Visual ETL with Amazon Glue Studio - Amazon Glue
Services or capabilities described in Amazon Web Services documentation might vary by Region. To see the differences applicable to the China Regions, see Getting Started with Amazon Web Services in China (PDF).

Visual ETL with Amazon Glue Studio

You can use the simple visual interface in Amazon Glue Studio to create your ETL jobs. You use the Jobs page to create new jobs. You can also use a script editor or notebook to work directly with code in the Amazon Glue Studio ETL job script.

On the Jobs page, you can see all the jobs that you have created either with Amazon Glue Studio or Amazon Glue. You can view, manage, and run your jobs on this page.

Also see the blog tutorial
 on another example of how to create ETL jobs with Amazon Glue Studio.

Starting jobs in Amazon Glue Studio

Amazon Glue allows you to create a job through a visual interface, an interactive code notebook, or with a script editor. You can start a job by clicking on any of the options or create a new job based on a sample job.

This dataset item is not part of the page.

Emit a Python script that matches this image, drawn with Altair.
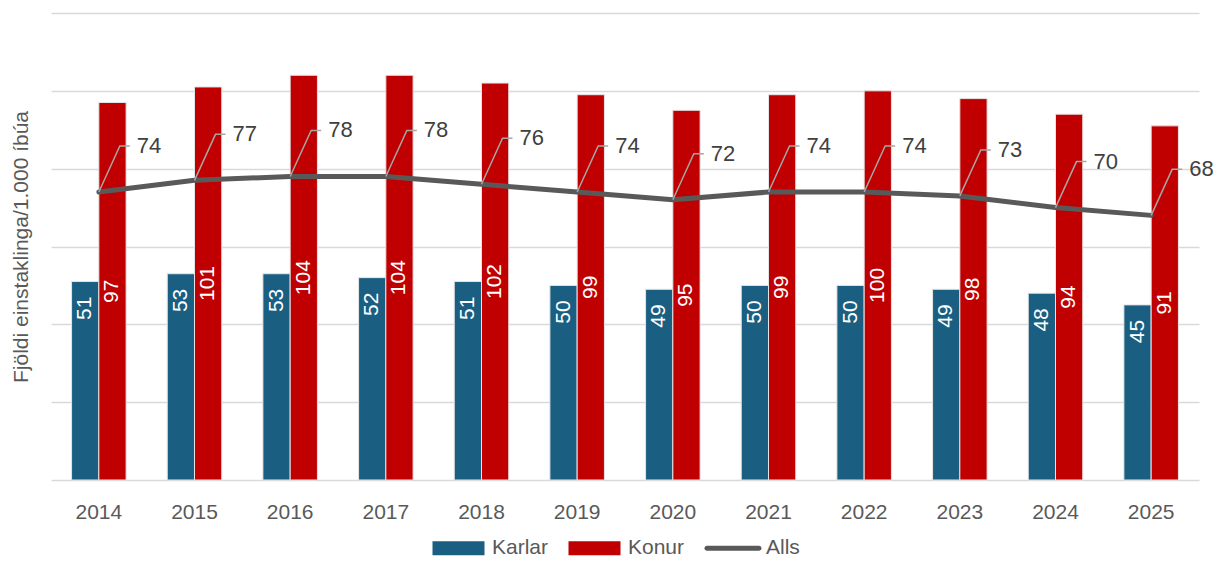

Sample jobs create a job with the tool of your choice. For example, sample jobs allow you to create a visual ETL job that joins CSV files into a catatlog table, create a job in an interactive code notebook with Amazon Glue for Ray or Amazon Glue for Spark when working with pandas, or create a job in an interactive code notebook with SparkSQL.

Creating a job in Amazon Glue Studio from scratch

  1. Sign in to the Amazon Web Services Management Console and open the Amazon Glue Studio console at https://console.amazonaws.cn/gluestudio/.

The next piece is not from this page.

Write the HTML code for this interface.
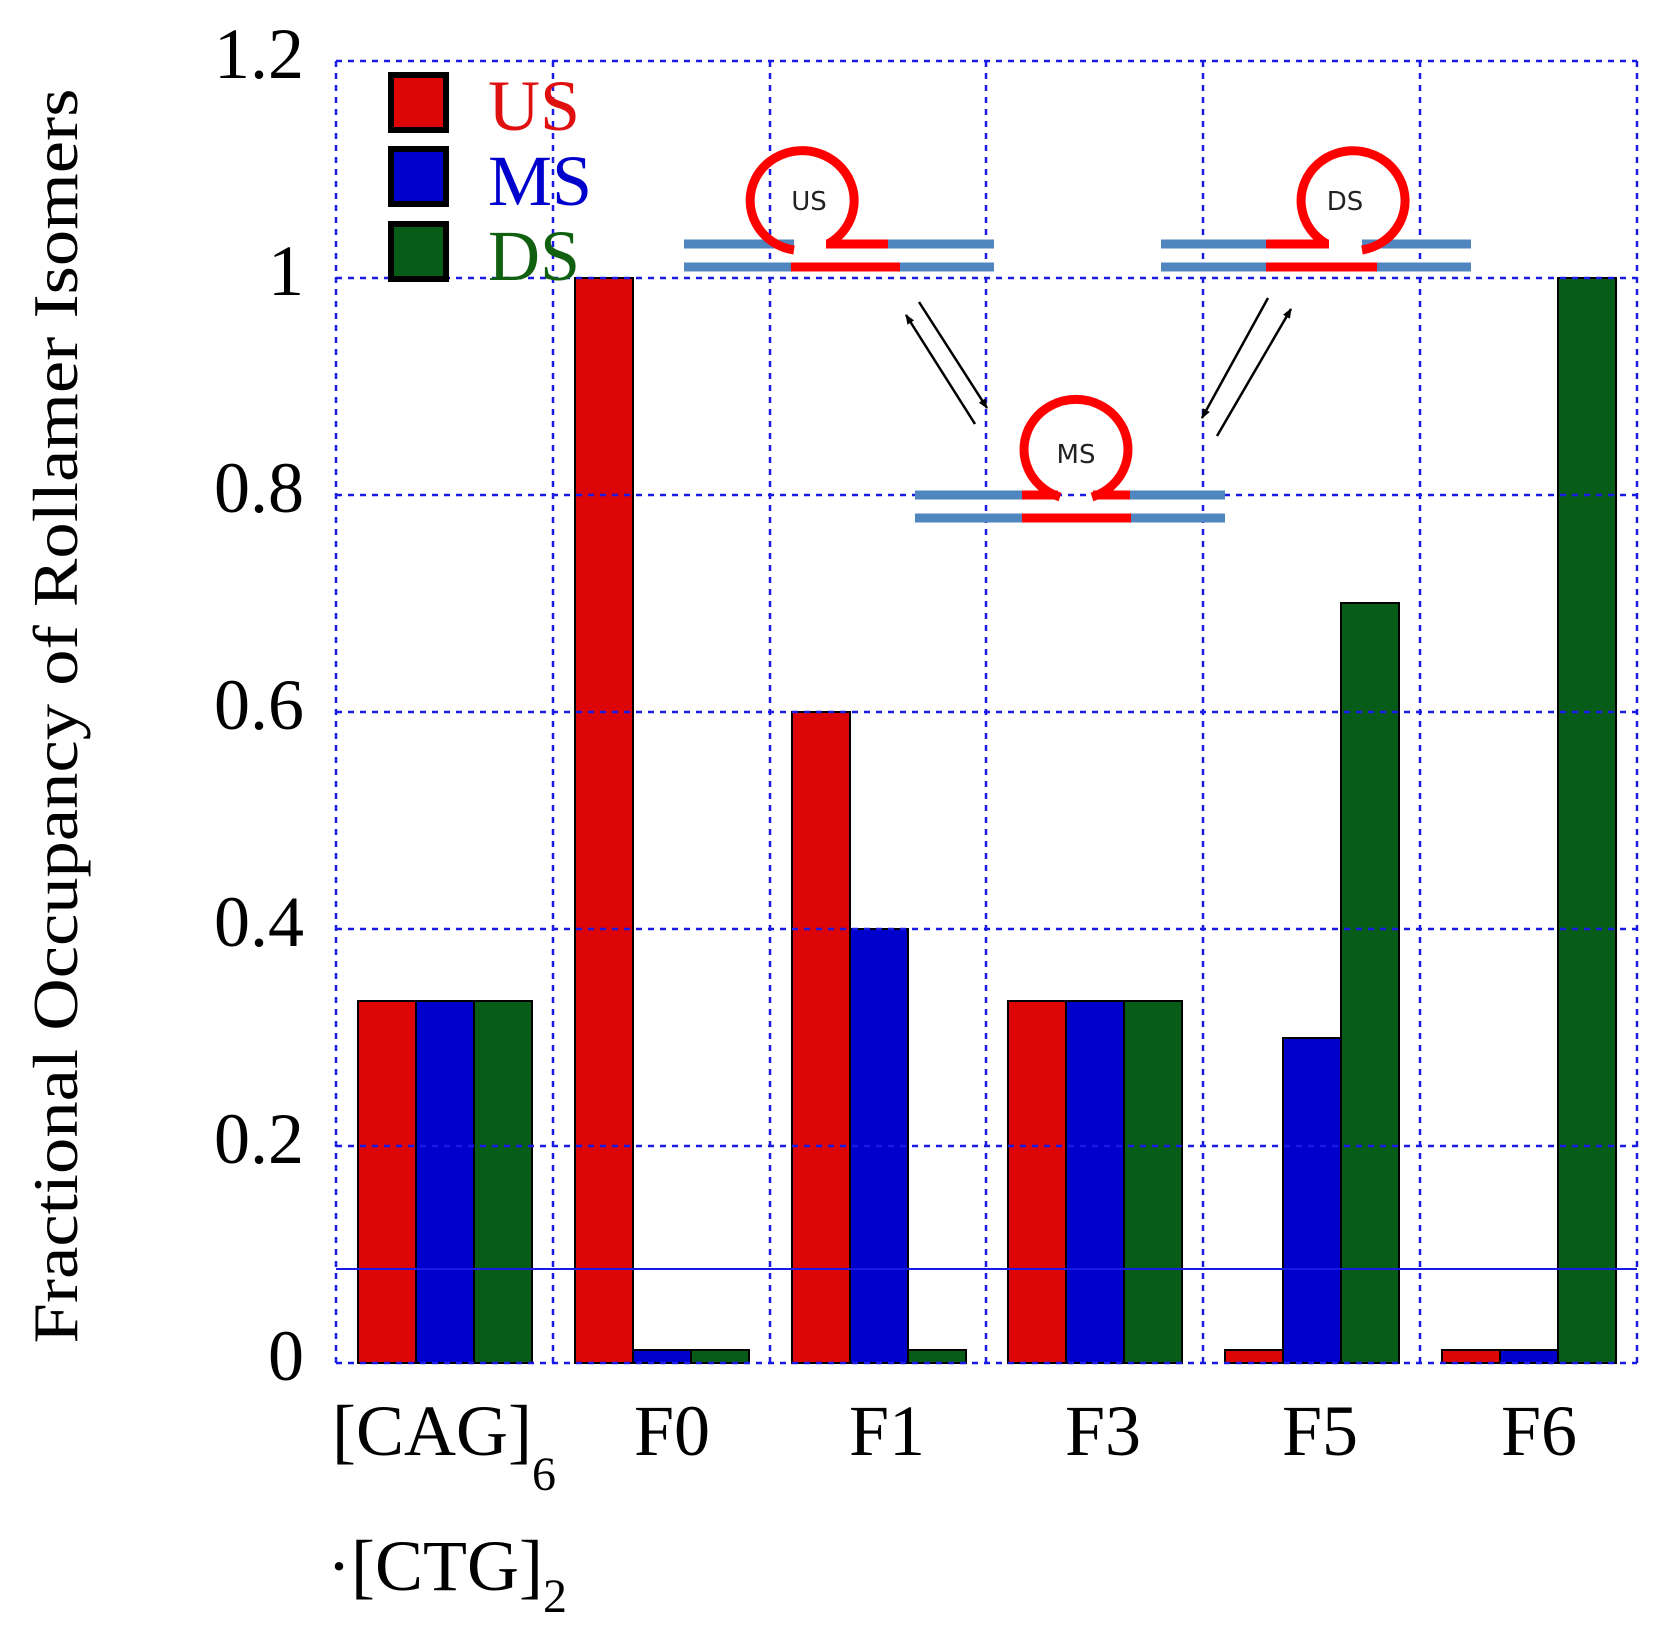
<!DOCTYPE html>
<html><head><meta charset="utf-8"><style>html,body{margin:0;padding:0;background:#fff}svg{display:block}</style></head>
<body>
<svg width="1659" height="1632" viewBox="0 0 1659 1632" xmlns="http://www.w3.org/2000/svg" font-family="'Liberation Serif', serif">
<defs>
<marker id="ah" markerWidth="10" markerHeight="10" refX="9" refY="5" orient="auto" markerUnits="userSpaceOnUse">
<path d="M0,1 L10,5 L0,9 z" fill="#000"/></marker>
</defs>
<g stroke="#000" stroke-width="2">
<rect x="358" y="1001" width="58" height="362" fill="#dd0505"/>
<rect x="416" y="1001" width="58" height="362" fill="#0000cc"/>
<rect x="474" y="1001" width="58" height="362" fill="#075d18"/>
<rect x="575" y="278" width="58" height="1085" fill="#dd0505"/>
<rect x="633" y="1350" width="58" height="13" fill="#0000cc"/>
<rect x="691" y="1350" width="58" height="13" fill="#075d18"/>
<rect x="792" y="712" width="58" height="651" fill="#dd0505"/>
<rect x="850" y="929" width="58" height="434" fill="#0000cc"/>
<rect x="908" y="1350" width="58" height="13" fill="#075d18"/>
<rect x="1008" y="1001" width="58" height="362" fill="#dd0505"/>
<rect x="1066" y="1001" width="58" height="362" fill="#0000cc"/>
<rect x="1124" y="1001" width="58" height="362" fill="#075d18"/>
<rect x="1225" y="1350" width="58" height="13" fill="#dd0505"/>
<rect x="1283" y="1038" width="58" height="325" fill="#0000cc"/>
<rect x="1341" y="603" width="58" height="760" fill="#075d18"/>
<rect x="1442" y="1350" width="58" height="13" fill="#dd0505"/>
<rect x="1500" y="1350" width="58" height="13" fill="#0000cc"/>
<rect x="1558" y="278" width="58" height="1085" fill="#075d18"/>
</g>
<g stroke="#1a1ae6" stroke-width="2.5" stroke-dasharray="6,6" fill="none">
<line x1="336" y1="61" x2="1637" y2="61"/>
<line x1="336" y1="278" x2="1637" y2="278"/>
<line x1="336" y1="495" x2="1637" y2="495"/>
<line x1="336" y1="712" x2="1637" y2="712"/>
<line x1="336" y1="929" x2="1637" y2="929"/>
<line x1="336" y1="1146" x2="1637" y2="1146"/>
<line x1="336" y1="1363" x2="1637" y2="1363"/>
<line x1="336" y1="61" x2="336" y2="1363"/>
<line x1="553" y1="61" x2="553" y2="1363"/>
<line x1="770" y1="61" x2="770" y2="1363"/>
<line x1="986" y1="61" x2="986" y2="1363"/>
<line x1="1203" y1="61" x2="1203" y2="1363"/>
<line x1="1420" y1="61" x2="1420" y2="1363"/>
<line x1="1637" y1="61" x2="1637" y2="1363"/>
</g>
<line x1="336" y1="1269" x2="1637" y2="1269" stroke="#1a1ae6" stroke-width="2"/>
<g stroke="#000" stroke-width="6">
<rect x="391" y="75" width="55" height="55" fill="#dd0505"/>
<rect x="391" y="149" width="55" height="55" fill="#0000cc"/>
<rect x="391" y="224" width="55" height="55" fill="#075d18"/>
</g>
<g font-size="72">
<text x="488" y="130" fill="#e01010">US</text>
<text x="488" y="205" fill="#0000cc">MS</text>
<text x="488" y="280" fill="#106010">DS</text>
</g>
<g font-size="72" text-anchor="end" fill="#000">
<text x="304" y="78">1.2</text>
<text x="304" y="295">1</text>
<text x="304" y="512">0.8</text>
<text x="304" y="729">0.6</text>
<text x="304" y="946">0.4</text>
<text x="304" y="1163">0.2</text>
<text x="304" y="1380">0</text>
</g>
<g font-size="72" fill="#000">
<text x="332" y="1455">[CAG]<tspan font-size="48" dy="35">6</tspan></text>
<text x="327" y="1590">·[CTG]<tspan font-size="48" dy="22">2</tspan></text>
<text x="672" y="1455" text-anchor="middle">F0</text>
<text x="887" y="1455" text-anchor="middle">F1</text>
<text x="1103" y="1455" text-anchor="middle">F3</text>
<text x="1320" y="1455" text-anchor="middle">F5</text>
<text x="1539" y="1455" text-anchor="middle">F6</text>
</g>
<text transform="translate(77,716) rotate(-90)" text-anchor="middle" font-size="64" textLength="1255" lengthAdjust="spacingAndGlyphs">Fractional Occupancy of Rollamer Isomers</text>
<g stroke-width="9" fill="none">
<line x1="684" y1="244" x2="794" y2="244" stroke="#4f86bf"/>
<line x1="888" y1="244" x2="994" y2="244" stroke="#4f86bf"/>
<line x1="826" y1="244" x2="888" y2="244" stroke="#f00"/>
<line x1="684" y1="267" x2="791" y2="267" stroke="#4f86bf"/>
<line x1="791" y1="267" x2="900" y2="267" stroke="#f00"/>
<line x1="900" y1="267" x2="994" y2="267" stroke="#4f86bf"/>
<path d="M794,250 A52,50 0 1,1 828,244" stroke="#f00"/>
<line x1="1161" y1="244" x2="1266" y2="244" stroke="#4f86bf"/>
<line x1="1266" y1="244" x2="1329" y2="244" stroke="#f00"/>
<line x1="1362" y1="244" x2="1471" y2="244" stroke="#4f86bf"/>
<line x1="1161" y1="267" x2="1266" y2="267" stroke="#4f86bf"/>
<line x1="1266" y1="267" x2="1377" y2="267" stroke="#f00"/>
<line x1="1377" y1="267" x2="1471" y2="267" stroke="#4f86bf"/>
<path d="M1327,244 A52,50 0 1,1 1362,250" stroke="#f00"/>
<line x1="915" y1="495" x2="1022" y2="495" stroke="#4f86bf"/>
<line x1="1022" y1="495" x2="1058" y2="495" stroke="#f00"/>
<line x1="1093" y1="495" x2="1130" y2="495" stroke="#f00"/>
<line x1="1130" y1="495" x2="1225" y2="495" stroke="#4f86bf"/>
<line x1="915" y1="518" x2="1022" y2="518" stroke="#4f86bf"/>
<line x1="1022" y1="518" x2="1131" y2="518" stroke="#f00"/>
<line x1="1131" y1="518" x2="1225" y2="518" stroke="#4f86bf"/>
<path d="M1060,497 A52,50 0 1,1 1092,497" stroke="#f00"/>
</g>
<g font-family="'DejaVu Sans', sans-serif" font-size="26" fill="#222" text-anchor="middle">
<text x="809" y="210">US</text>
<text x="1345" y="210">DS</text>
<text x="1076" y="463">MS</text>
</g>
<g stroke="#000" stroke-width="2.5">
<line x1="919" y1="302" x2="987" y2="408" marker-end="url(#ah)"/>
<line x1="975" y1="424" x2="906" y2="315" marker-end="url(#ah)"/>
<line x1="1268" y1="298" x2="1202" y2="418" marker-end="url(#ah)"/>
<line x1="1217" y1="436" x2="1291" y2="309" marker-end="url(#ah)"/>
</g>
</svg>
</body></html>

  2. Choose ETL jobs from the navigation pane.

  3. In the Create job section, select a configuration option for your job.

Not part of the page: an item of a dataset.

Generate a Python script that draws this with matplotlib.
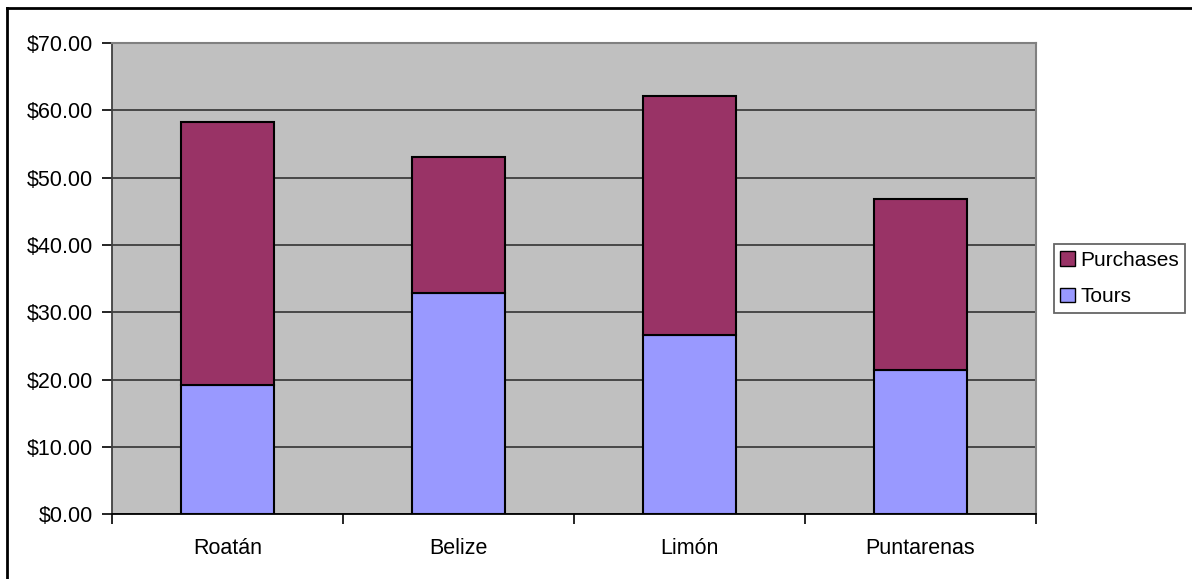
import matplotlib.pyplot as plt
from matplotlib.lines import Line2D
from matplotlib.patches import Patch
import numpy as np

plt.rcParams['font.family'] = ['Liberation Sans', 'DejaVu Sans']

ports = ['Roatán', 'Belize', 'Limón', 'Puntarenas']
tours = [19.25, 32.9, 26.6, 21.5]
purchases = [39.05, 20.1, 35.5, 25.4]
yticks = [0, 10, 20, 30, 40, 50, 60, 70]

tour_color = '#9999FF'
purchase_color = '#993366'

fig = plt.figure(figsize=(11.92, 5.79), dpi=100)
ax = fig.add_axes([112 / 1192, 64.7 / 579, 924 / 1192, 471.3 / 579])
ax.set_facecolor('#C0C0C0')

x = np.arange(len(ports))
ax.bar(x, tours, width=0.4, color=tour_color, edgecolor='black', linewidth=1.5, zorder=3)
ax.bar(x, purchases, width=0.4, bottom=tours, color=purchase_color,
       edgecolor='black', linewidth=1.5, zorder=3)

ax.set_xlim(-0.5, len(ports) - 0.5)
ax.set_ylim(0, 70)
ax.set_yticks(yticks)
ax.set_yticklabels(['${:.2f}'.format(v) for v in yticks])
ax.yaxis.grid(True, color='#333333', linewidth=1.2, zorder=1)
ax.set_axisbelow(True)

# category labels in the middle, ticks on the boundaries
ax.set_xticks(np.arange(-0.5, len(ports)), minor=False)
ax.set_xticklabels([''] * (len(ports) + 1))
ax.set_xticks(x, minor=True)
ax.set_xticklabels(ports, minor=True)
ax.tick_params(axis='x', which='minor', length=0, pad=17, labelsize=15.5)
ax.tick_params(axis='x', which='major', length=7, width=1.2, direction='out')
ax.tick_params(axis='y', length=7, width=1.2, direction='out', pad=7, labelsize=15.5)

for side in ['top', 'right']:
    ax.spines[side].set_color('#808080')
    ax.spines[side].set_linewidth(1.5)
ax.spines['left'].set_color('#404040')
ax.spines['left'].set_linewidth(1.3)
ax.spines['bottom'].set_color('black')
ax.spines['bottom'].set_linewidth(1.3)

handles = [Patch(facecolor=purchase_color, edgecolor='black', label='Purchases'),
           Patch(facecolor=tour_color, edgecolor='black', label='Tours')]
leg = fig.legend(handles=handles, loc='center left',
                 bbox_to_anchor=(1054 / 1192, 1 - 278.5 / 579),
                 fontsize=15, frameon=True, fancybox=False,
                 handlelength=0.7, handleheight=0.7, handletextpad=0.25,
                 borderpad=0.3, labelspacing=0.85, borderaxespad=0)
leg.get_frame().set_edgecolor('#404040')
leg.get_frame().set_linewidth(1.3)

# outer chart border (left and top edges)
fig.add_artist(Line2D([7.5 / 1192, 7.5 / 1192], [0, 1 - 7.5 / 579],
                      color='black', linewidth=2, transform=fig.transFigure))
fig.add_artist(Line2D([7.5 / 1192, 1], [1 - 7.5 / 579, 1 - 7.5 / 579],
                      color='black', linewidth=2, transform=fig.transFigure))

fig.savefig('out.png', dpi=100)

    Options to create a job from scratch:

    • Visual ETL – author in a visual interface focused on data flow

    • Author using an Interactive code notebook – interactively author jobs in a notebook interface based on Jupyter Notebooks

      When you select this option, you must provide additional information before creating a notebook authoring session. For more information about how to specify this information, see Getting started with notebooks in Amazon Glue Studio.

    • Author code with a script editor – For those familiar with programming and writing ETL scripts, choose this option to create a new Spark ETL job. Choose the engine (Python shell, Ray, Spark (Python), or Spark (Scala). Then, choose Start fresh or Upload script. uploading an existing script from a local file. If you choose to use the script editor, you can't use the visual job editor to design or edit your job.

      A Spark job is run in an Apache Spark environment managed by Amazon Glue. By default, new scripts are coded in Python. To write a new Scala script, see Creating and editing Scala scripts in Amazon Glue Studio.

Creating a job in Amazon Glue Studio from an example job

You can choose to create a job from an example job. In the Example jobs section, choose a sample job, then choose Create sample job. Creating a sample job from one of the options provides a quick template you can work from.

  1. Sign in to the Amazon Web Services Management Console and open the Amazon Glue Studio console at https://console.amazonaws.cn/gluestudio/.

  2. Choose ETL jobs from the navigation pane.

  3. Select an option create a job from a sample job:

    • Visual ETL job to join multiple sources – Read three CSV files, combine the data, change the data types, then write the data to Amazon S3 and catalog it for querying later.

    • Ray notebook for parallelizing Python – Use the Ray framework for parallel processing in Python. Read parquet files from Amazon S3, explore and filter the data, then save it to a CSV file.

    • Spark notebook using Pandas – Explore and visualize data using the popular Pandas framework combined with Spark.

    • Spark notebook using SQL – Use SQL to get started quickly with Apache Spark. Access data through the Amazon Glue Data Catalog and transform it using familiar commands.

  4. Choose Create sample job.